Ich selbst habe 2005/06 ein halbes Jahr lang ein solches "Studium" gemacht und die Mit"studenten" dort waren mit Abstand die beschränktesten Leute, mit denen ich je in einer Vorlesung saß. Leute, die noch nie über den Tellerrand hinaus geschaut haben und das auch nicht vor hatten. Die typischen Bulemie-Lerner, die ohne zu hinterfragen Stoff lernen und auskotzen. Leute, die sich für ihr Fach nicht begeistern, die unter der Woche ihre Zeit im Betrieb oder an der BA absitzen und am Wochenende nichts anderes kennen als Party und saufen. Keine Hobbys, keine Leidenschaft.
Und dass da die geistige Elite oder auch nur die Elite, was den Notendurchschnitt im Abi angeht, versammelt ist, ist nicht wahr. Viele "Studenten" sind über Vitamin B bei den Firmen an den "Studien"platz gekommen oder hatten zuvor eine Ausbildung in der Firma gemacht. Dementsprechend beschränkt ist ihr Horizont.
Die wirklich intelligenten Leute bewerben sich auf so einen Quark auch gar nicht oder steigen schnell wieder aus. Denn, wie ich merkte, ist Hinterfragen an der Berufsakademie nicht angesagt. Zitat eines Dozenten: "Das müssen Sie nicht wissen. Dafür bezahlt Ihr Betrieb uns nicht. Wenn Sie darüber diskutieren wollen, gehen Sie an die Uni." So einer Ausbildung müsste die Bezeichnung "Studium" sofort entzogen werden!
Halte ich für kritisch direkt so verallgemeinert...
...zu urteilen.
Es ist schade, dass Sie solche Erfahrungen gemacht haben, doch sind diese meiner Erfahrung nach nicht die Regel.
Ich bin selbst ein dualer Student (Wirt.-Ing., 5. Semester) und kann Ihnen in (fast!) keinem Punkt zustimmen:
"...wie besonders schlau und engagiert man dafür sein muss."
Ja und nein. Klar ist, wer ein "normales Studium" schafft, schafft (meistens) auch ein duales. Trotzdem müssen Firmen ihre Bewerber selektieren, dass dort Schulnoten und ausserschulische Engagement gern gesehen werden ist denke ich nur nachvollziehbar. Allerdings muss man auch sehen, dass gerade bei Mittelständlern, wo es geringere Bewerberzahlen gibt ein 1er Abi nicht unbedingt Pflicht ist.

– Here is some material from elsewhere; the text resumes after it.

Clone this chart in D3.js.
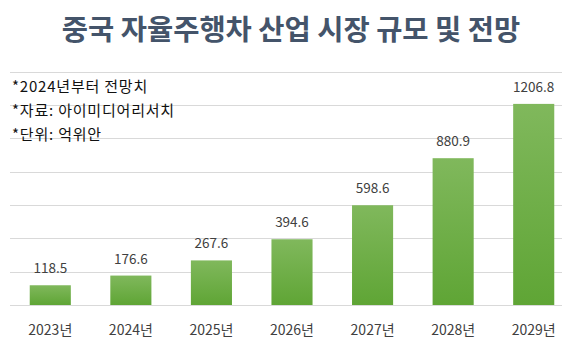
<!DOCTYPE html>
<html>
<head>
<meta charset="utf-8">
<script src="https://cdn.jsdelivr.net/npm/d3@7"></script>
<style>
  html, body { margin: 0; padding: 0; background: #fff; }
  svg { display: block; }
</style>
</head>
<body>
<svg id="chart" width="562" height="340"></svg>
<script>
const title = "중국 자율주행차 산업 시장 규모 및 전망";
const notes = ["*2024년부터 전망치", "*자료: 아이미디어리서치", "*단위: 억위안"];
const categories = ["2023년", "2024년", "2025년", "2026년", "2027년", "2028년", "2029년"];
const values = [118.5, 176.6, 267.6, 394.6, 598.6, 880.9, 1206.8];
const gridTicks = [0, 200, 400, 600, 800, 1000, 1200, 1400];

const svg = d3.select("#chart");
const font = "'Noto Sans CJK KR', 'Noto Sans', sans-serif";

const x = d3.scaleBand().domain(categories).range([10, 574]).paddingInner(0.49).paddingOuter(0.245);
const y = d3.scaleLinear().domain([0, 1400]).range([305, 71.7]);

const defs = svg.append("defs");
const grad = defs.append("linearGradient").attr("id", "barGrad")
  .attr("x1", 0).attr("y1", 0).attr("x2", 0).attr("y2", 1);
grad.append("stop").attr("offset", "0%").attr("stop-color", "#80b85c");
grad.append("stop").attr("offset", "100%").attr("stop-color", "#5fa535");

// gridlines
svg.append("g").selectAll("line").data(gridTicks).join("line")
  .attr("x1", 10).attr("x2", 562)
  .attr("y1", d => Math.round(y(d)) + 0.5).attr("y2", d => Math.round(y(d)) + 0.5)
  .attr("stroke", "#d9d9d9").attr("stroke-width", 1);

// title
svg.append("text").attr("x", 291).attr("y", 40)
  .attr("text-anchor", "middle")
  .attr("font-family", font).attr("font-weight", "bold").attr("font-size", 28.5)
  .attr("fill", "#44546a").text(title);

// notes
svg.append("g").selectAll("text").data(notes).join("text")
  .attr("x", 12).attr("y", (d, i) => 92 + i * 24)
  .attr("font-family", font).attr("font-size", 15)
  .attr("letter-spacing", "0.8px")
  .attr("fill", "#111").text(d => d);

// bars
svg.append("g").selectAll("rect").data(values).join("rect")
  .attr("x", (d, i) => x(categories[i]))
  .attr("width", x.bandwidth())
  .attr("y", d => y(d))
  .attr("height", d => y(0) - y(d))
  .attr("fill", "url(#barGrad)");

// value labels
svg.append("g").selectAll("text").data(values).join("text")
  .attr("x", (d, i) => x(categories[i]) + x.bandwidth() / 2)
  .attr("y", d => y(d) - 12)
  .attr("text-anchor", "middle")
  .attr("font-family", font).attr("font-size", 13.5)
  .attr("fill", "#404040").text(d => d.toFixed(1));

// x axis labels
const xAxis = d3.axisBottom(x).tickSize(0).tickPadding(0);
const gx = svg.append("g").attr("transform", "translate(0,322)").call(xAxis);
gx.select(".domain").remove();
gx.selectAll("text")
  .attr("font-family", font).attr("font-size", 14)
  .attr("fill", "#404040").attr("dy", "0.9em");
</script>
</body>
</html>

"...mit Abstand die beschränktesten Leute, mit denen ich je in einer Vorlesung saß.."
Autsch! Scheint dann aber eher ein Problem der BA zu sein. Ich bin an einer stinknormalen FH in einer ganz normalen Studiengruppe und der Studiengang wird nicht (zumindest nicht offensichtlich) durch die Firmen der Umgebung (z.B unsere Freunde von den 4 Ringen) beeinflusst.
"...typischen Bulemie-Lerner"
Sind sie natürlich häufig, aber nicht immer (sic!). Ausserdem kann man gleiches auch über den Großteil der restlichen Studenten behaupten. Da brauch ich mich nur in meinem Freundeskreis umschauen.
"...Leute, die sich für ihr Fach nicht begeistern"
Ich glaube auch das lässt sich nicht verallgemeinern. Ich für meinen Teil finde mein Fach (trotz einiger Durststrecken) nach wie vor interessant.